Saturday, January 14, 2006

Saturday, April 09, 2005

James Wolcott

“….. A lot of The Breakfast Club is noise and sham and posturing--it even ends with a raised fist. But Hughes' gift for comic interplay is intact, and he works spooky wonders with Ally Sheedy. Sixteen Candles made a national sweetheart out of Molly Ringwald; The Breakfast Club may prove to be Ally Sheedy's valentine….

“…. Ally Sheedy … makes off with the chesse in the mousetrap. In WarGames and Oxford Blues, Sheedy played all-American scrub-faced virtue--she looked as if she could be behind the counter at McDonald's, serving burgers with a smile. Vitamin-enriched in those films, she looks vitamin-deficient here. As Allison, The Breakfast Club's unkempt weirdie, Sheedy wears her bangs long and shaggy, munches on her lower lip, and makes noises like a cornered rodent. She is the school's beatnik-witch nut case, shaking dandruff from her hair like a snowfall and squirreling away so much junk in her purse that someone asks her if she's, like, planning to become a bag lady. Not only is Sheedy's performance wickedly, sympathetically dead-on--she brings to mind every harmless, lonely dark-haired loony who ever haunted a high school corridor--but she seems to have been cracked open as an actress by this role. For long stretches in the movie's early sequences, Allison doesn't speak, but Sheedy's eyes are dartingly alive, with a madwoman-in-the-attic glint. She's like Sissy Spacek in Carrie, so into the character that her gaze becomes spectral.

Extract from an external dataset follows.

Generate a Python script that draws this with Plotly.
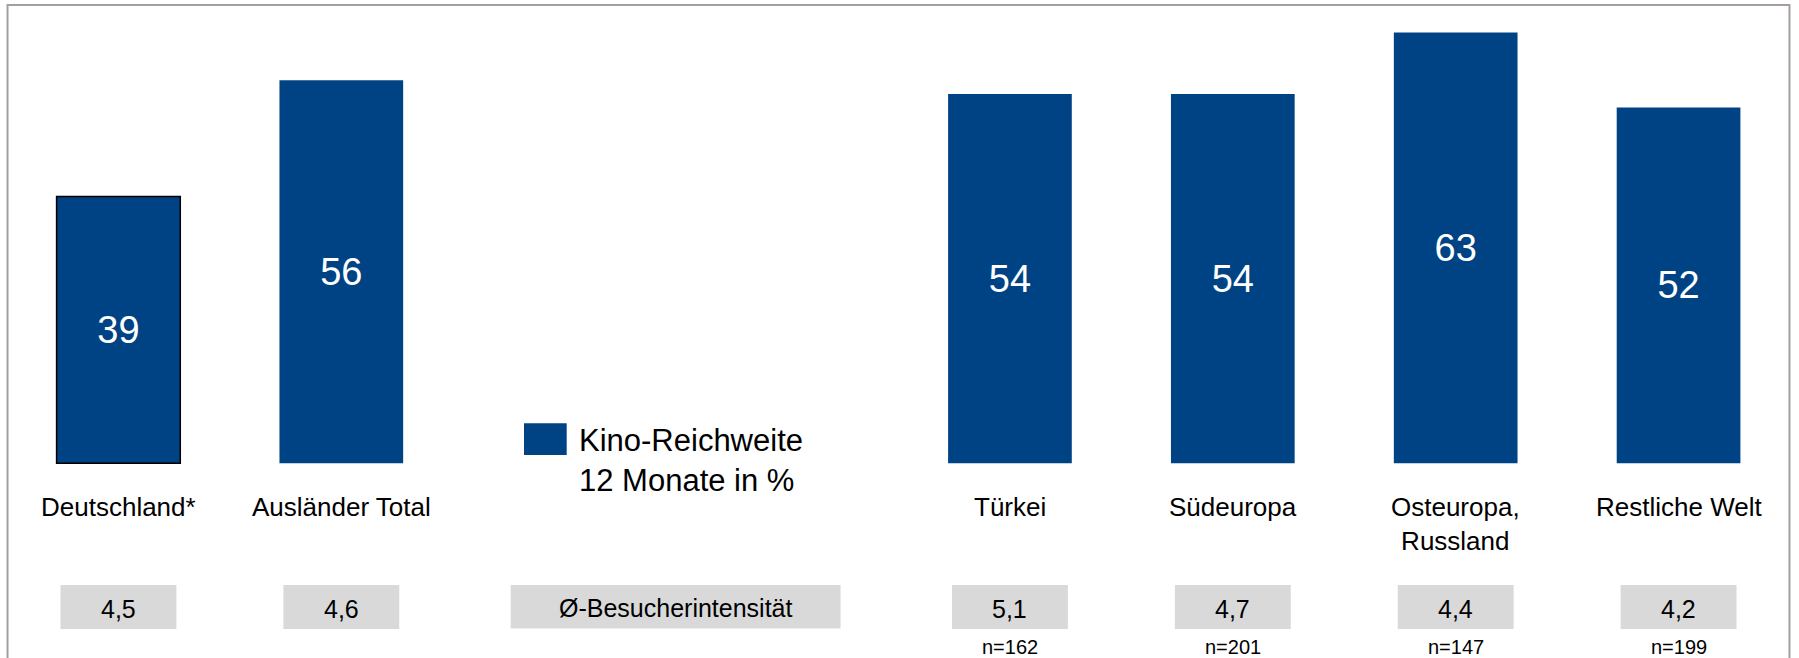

“So it's a betrayal when Allison gets a Mademoiselle-style make-over from Claire and emerges from the bathroom conventionally pretty--she was far more fetching in her black sweater and bangs…. Yet for all its flaming bull, I enjoyed most of The Breakfast Club… It really is a play, a play in which the message is hooey and the dialogue is strained but th eactors are loose, likable, attuned to each other--comically in sync. In one music-video sequence… Ringwald and Sheedy are paired together on a balcony, and they even dance in character. Ringwald's Claire is open and confident in her movements; Sheedy's Allison is pulled in and mousy. Little ensembe touches like that make up for a lot….”

James Wolcott
Texas Monthly, date?

(but see Wolcott's review of Vagabond, almost a retraction)

David Edelstein

“The actors are splendid--only Nelson more obnoxious than his obnoxious character warrents. . . . Best of all is Ally Sheedy, who plays one of those odd, silent girls who sit in back of a class and never say anything--they might be weaving spells. She's witchy and sly, and she blurts her lines in a voice unaccustomed to being a mouthpiece for so nimble a mind.

“A special purity attaches to a project like this, and one envies these kids their exclusive seminar in acting and group dynamics. You can imagine them making lists of their characters' favorite foods and colors and rock groups; you can picture them doing improvs and mirror exercises and trying one another's roles on for size. They do achieve communion, but that has little to do with the plodding speeches in the script. No, these kids touch one antoher because they're acting together, as an ensemble, and the theater is the only place in high school where jock and nerd, princess and recluse, brain and moron work in tandem. And love it. What lives in The Breakfast Club is the joy of making scenes.”

David Edelstein
Village Voice, February 26, 1985 ?

Pauline Kael

“But the only performance that has a comic kick to it is Ally Sheedy's. She's a flip-out, a girl who hides in her clothes and thinks she's being a loner and a mysterious recluse. Bundled up in her black shawls and layers of cloth, she's like a junior Madwoman of CHaillot; with her forehead hidden under her dark hair, and her chin held down, she's furtive yet bold. Her minx's face is a tiny triangle in the darkness. When she moves, she darts, and when you see her eyes they dart, too, and flash--they're the eyes of someone who's secretly grining [I saw pain]. Crazy sounds come out of her, and she does eccentric things--like drawing a picture of a winter scene and shaking her dandruff on it for snow. She's a marvellous comic sprite, a bag-lady Puck. And then John Hughes makes his soggiest mistake: the princess takes her in hand, scrubs all the back eye makeup off her, gets her out of her witches' wrappings, and brushes her hair back and puts a ribbon in it, and she comes forth looking broad-faced and dull. But she's supposed to be beautiful, and she captures the jock's heart.

…. [A]ll this encounter-session movie actually does is strip a group of high-school kids down to their most banal longings to be accepted and liked. [Banal?] Its real emblem is that dreary, retro ribbon.”